In the Terms of Reference for the ECE Taskforce, the taskforce was asked to primarily “focus on an integrated system of education and care, the primary purpose of which is children’s learning”.  The focus of the taskforce report seems however, to be more on labour market/employment outcomes and this can be seen also in the selective focus on teacher-led services. It is interesting to note how the report talks about the importance of parenting and parents being the third leg of the stool in supporting children and how early childhood centres should support parents.  But, at the same time the report implies that mothers want to get back into the workforce and this should be assisted e.g. by the “creation of significantly stronger mechanisms to support parents to remain connected to paid work”.

The ECE taskforce report fails when it comes to really proposing new ideas for innovative and evidence-based ways to support children’s learning that are not locked into current biases and structures. For example, the recommendation to create just 2 categories of ECE services – teacher-led services that are centre-based only and a second category of all other services. 

But the thing is, that ideas could have been generated that could potentially free up government/ public money to be used to further benefit young children (and paint a picture of  government being one that genuinely cares about children to help it as it goes into the next general election).

What was needed was a vision for young children, their care and their learning and then work out a direction of how to get there.  Instead the taskforce was caught up in a focus on money and current fiscal constraints and service structures and so the report has become more like a piece of propaganda with recommendations representing a lot of disconnected dots. Perhaps had the taskforce been given the time, it may have helped to share iterations of the report with reference groups of different representatives at all levels of working with young children and use the feedback to refine and shape the report before publication.  

So in answer to the question of whether the $150,000 budget for the taskforce was well spent – it was from the perspective of producing a document to lend ‘independent’ support to Government as it seeks to continue to rein in spending on ECE as it is doing for nearly every other area of spending.

From the perspective of having any vision for children, of what is best for children, and getting past the current construct of ECE to produce something that is edgy, interesting, innovative and strongly grounded in research evidence and theory on young children’s early care and learning this report was not worth the money, time, or paper spent on it.

Where to Next?

The Education Minister has said the taskforce’s recommendations will be taken out for consultation and that any proposals for major changes to ECE will form part of the election campaign. This means consultation on the recommendations and decisions on which recommendations the Government will support will be made before the election. 

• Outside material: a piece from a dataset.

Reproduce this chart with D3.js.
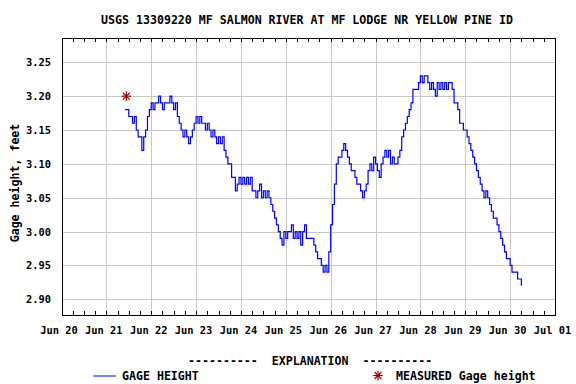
<!DOCTYPE html>
<html>
<head>
<meta charset="utf-8">
<script src="https://cdn.jsdelivr.net/npm/d3@7"></script>
<style>
  html, body { margin: 0; padding: 0; background: #ffffff; }
  svg { display: block; }
  text { font-family: "DejaVu Sans Mono", "Liberation Mono", monospace; font-weight: bold; fill: #000; }
</style>
</head>
<body>
<svg id="chart" width="576" height="384"></svg>
<script>
// ---------------- DATA ----------------
const chartTitle = "USGS 13309220 MF SALMON RIVER AT MF LODGE NR YELLOW PINE ID";
const yAxisTitle = "Gage height, feet";
const xTickLabels = ["Jun 20","Jun 21","Jun 22","Jun 23","Jun 24","Jun 25","Jun 26","Jun 27","Jun 28","Jun 29","Jun 30","Jul 01"];
const xTickDates = ["2011-06-20","2011-06-21","2011-06-22","2011-06-23","2011-06-24","2011-06-25","2011-06-26","2011-06-27","2011-06-28","2011-06-29","2011-06-30","2011-07-01"];
const yTickValues = [2.90, 2.95, 3.00, 3.05, 3.10, 3.15, 3.20, 3.25];
const yTickLabels = ["2.90","2.95","3.00","3.05","3.10","3.15","3.20","3.25"];

// Hourly gage height readings (feet), first reading 2011-06-21 10:00
const seriesStart = "2011-06-21T10:00:00Z";
const gageHeight = [
  3.18,3.18,3.17,3.17,3.16,3.17,3.15,3.14,3.14,3.12,3.14,3.15,3.17,3.18,
  3.19,3.18,3.19,3.19,3.20,3.19,3.18,3.19,3.19,3.19,3.20,3.19,3.18,3.19,
  3.17,3.16,3.15,3.14,3.15,3.14,3.13,3.14,3.15,3.16,3.17,3.16,3.17,3.16,
  3.16,3.15,3.16,3.15,3.14,3.15,3.14,3.13,3.14,3.13,3.14,3.12,3.11,3.10,
  3.10,3.08,3.08,3.06,3.07,3.08,3.07,3.08,3.07,3.08,3.07,3.08,3.06,3.06,
  3.05,3.06,3.07,3.05,3.06,3.05,3.06,3.05,3.04,3.03,3.02,3.01,3.00,2.99,
  2.98,3.00,2.99,3.00,3.00,3.01,2.99,3.00,2.99,3.00,2.98,3.00,3.01,2.99,
  2.99,2.99,2.99,2.98,2.97,2.96,2.96,2.95,2.94,2.95,2.94,2.97,3.01,3.04,
  3.07,3.10,3.11,3.11,3.12,3.13,3.12,3.11,3.10,3.09,3.09,3.08,3.07,3.07,
  3.06,3.05,3.06,3.07,3.09,3.10,3.09,3.11,3.10,3.09,3.08,3.10,3.11,3.12,
  3.11,3.12,3.10,3.11,3.10,3.10,3.11,3.12,3.14,3.15,3.16,3.17,3.18,3.19,
  3.21,3.21,3.21,3.22,3.23,3.22,3.23,3.23,3.22,3.21,3.22,3.21,3.20,3.22,
  3.21,3.22,3.21,3.22,3.21,3.22,3.22,3.21,3.19,3.19,3.18,3.16,3.16,3.15,
  3.15,3.14,3.13,3.12,3.11,3.10,3.09,3.08,3.07,3.06,3.05,3.06,3.05,3.04,
  3.03,3.02,3.02,3.01,3.00,2.99,2.98,2.97,2.96,2.96,2.95,2.94,2.94,2.94,
  2.93,2.93,2.92
];
const measuredTime = ["2011-06-21T10:40:00Z"];
const measuredValue = [3.20];

const legendHeader = "----------  EXPLANATION  ----------";
const legendLineLabel = "GAGE HEIGHT";
const legendStarLabel = "MEASURED Gage height";

// ---------------- CHART ----------------
const svg = d3.select("#chart");
const W = 576, H = 384;
const plot = { left: 62, right: 555, top: 38, bottom: 315 };

const x = d3.scaleUtc()
  .domain([new Date(xTickDates[0] + "T00:00:00Z"), new Date(xTickDates[xTickDates.length - 1] + "T00:00:00Z")])
  .range([plot.left - 0.5, plot.right]);
const y = d3.scaleLinear()
  .domain([2.8768, 3.2859])
  .range([plot.bottom, plot.top]);

const t0 = new Date(seriesStart).getTime();
const series = gageHeight.map((v, i) => ({ t: new Date(t0 + i * 3600e3), v }));
const measured = measuredTime.map((t, i) => ({ t: new Date(t), v: measuredValue[i] }));

svg.append("rect").attr("width", W).attr("height", H).attr("fill", "#ffffff");

// grid
const gridColor = "#c8c8c8";
const g = svg.append("g");
xTickDates.forEach(d => {
  const xx = Math.round(x(new Date(d + "T00:00:00Z"))) + 0.5;
  g.append("line").attr("x1", xx).attr("x2", xx).attr("y1", plot.top).attr("y2", plot.bottom)
    .attr("stroke", gridColor).attr("stroke-width", 1);
});
yTickValues.forEach(v => {
  const yy = Math.round(y(v)) + 0.5;
  g.append("line").attr("x1", plot.left).attr("x2", plot.right).attr("y1", yy).attr("y2", yy)
    .attr("stroke", gridColor).attr("stroke-width", 1);
});

// minor ticks every 6 hours on top and bottom
const sixHours = d3.utcHour.every(6).range(x.domain()[0], d3.utcHour.offset(x.domain()[1], 1));
sixHours.forEach(d => {
  const xx = Math.round(x(d)) + 0.5;
  g.append("line").attr("x1", xx).attr("x2", xx).attr("y1", plot.bottom).attr("y2", plot.bottom - 4)
    .attr("stroke", "#000").attr("stroke-width", 1);
  g.append("line").attr("x1", xx).attr("x2", xx).attr("y1", plot.top).attr("y2", plot.top + 4)
    .attr("stroke", "#000").attr("stroke-width", 1);
});

// frame
svg.append("rect")
  .attr("x", plot.left + 0.5).attr("y", plot.top + 0.5)
  .attr("width", plot.right - plot.left).attr("height", plot.bottom - plot.top)
  .attr("fill", "none").attr("stroke", "#000").attr("stroke-width", 1);

// series line
const line = d3.line().x(d => x(d.t)).y(d => y(d.v)).curve(d3.curveStepAfter);
svg.append("path").datum(series)
  .attr("d", line)
  .attr("fill", "none").attr("stroke", "#0000ff").attr("stroke-width", 1.2);

// star marker
function star(sel, cx, cy, r) {
  const gs = sel.append("g").attr("stroke", "#a00000").attr("stroke-width", 1.2);
  const d = r * 0.72;
  gs.append("line").attr("x1", cx - r).attr("x2", cx + r).attr("y1", cy).attr("y2", cy);
  gs.append("line").attr("x1", cx).attr("x2", cx).attr("y1", cy - r).attr("y2", cy + r);
  gs.append("line").attr("x1", cx - d).attr("x2", cx + d).attr("y1", cy - d).attr("y2", cy + d);
  gs.append("line").attr("x1", cx - d).attr("x2", cx + d).attr("y1", cy + d).attr("y2", cy - d);
}
measured.forEach(m => star(svg, x(m.t), y(m.v), 4.8));

// axis labels
const yl = svg.append("g").attr("font-size", "10.4px");
yTickValues.forEach((v, i) => {
  yl.append("text").attr("x", 51).attr("y", y(v) + 4)
    .attr("text-anchor", "end").text(yTickLabels[i]);
});
const xl = svg.append("g").attr("font-size", "10.4px");
xTickDates.forEach((d, i) => {
  xl.append("text").attr("x", x(new Date(d + "T00:00:00Z")) - 2.5).attr("y", 334)
    .attr("text-anchor", "middle").text(xTickLabels[i]);
});

// titles
svg.append("text").attr("x", 307).attr("y", 24).attr("text-anchor", "middle")
  .attr("font-size", "11.6px").text(chartTitle);
svg.append("text").attr("transform", "translate(19,183) rotate(-90)")
  .attr("text-anchor", "middle").attr("font-size", "11.6px").text(yAxisTitle);

// legend
svg.append("text").attr("x", 188).attr("y", 365).attr("font-size", "11.6px")
  .style("white-space", "pre").text(legendHeader);
svg.append("line").attr("x1", 93).attr("x2", 116).attr("y1", 376).attr("y2", 376)
  .attr("stroke", "#0000ff").attr("stroke-width", 1);
svg.append("text").attr("x", 122).attr("y", 380).attr("font-size", "11.6px").text(legendLineLabel);
star(svg, 378, 375.5, 4.8);
svg.append("text").attr("x", 396).attr("y", 380).attr("font-size", "11.6px").text(legendStarLabel);
</script>
</body>
</html>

The form that consultation will take has not been stated.  It is only about five months before the general election, and political parties can be expected to release their policies for early childhood education at least a month if not a couple of months before the election.  Perhaps it may be left up to individuals and groups to personally write to the Minister and give responses if they feel there is any point in doing so. 

UPDATE:  15 June 2011, 5pm

The Minister of Education’s office has sent out a press release to say there will be consultation!  This is taking the form of an online questionnaire.  Some things to think about:

  1. Feedback looks like it is only being asked for in relation to the specific recommendations set out by the Taskforce members in their report. 
  2. The Ministry’s privacy policy is:  “If you voluntarily provide personal information as part of completing this survey we will keep that personal information secure and will not disclose it to any third party, unless you agree”.  It’s not clear if your information might be divulged to the Minister of Education or to taskforce members via the Ministry of Education secretariat as this is consultation on the ECE taskforce report, or if your name (and/or organisation) might be included in a published list of respondents. 
  3. Your comments will likely help the Ministry in tweaking the wording of policy changes to help to make any changes that are generally unpalatable to the majority of respondents, more palatable.
  4. But, no indication is provided (yet) whether if the majority of respondents voted against a recommendation that the Minister would not proceed with it, or vice versa if the majority of respondents liked one of the Taskforce’s recommendations.  The Minister can choose or not choose to ignore the outcomes of any consultation undertaken by the Ministry.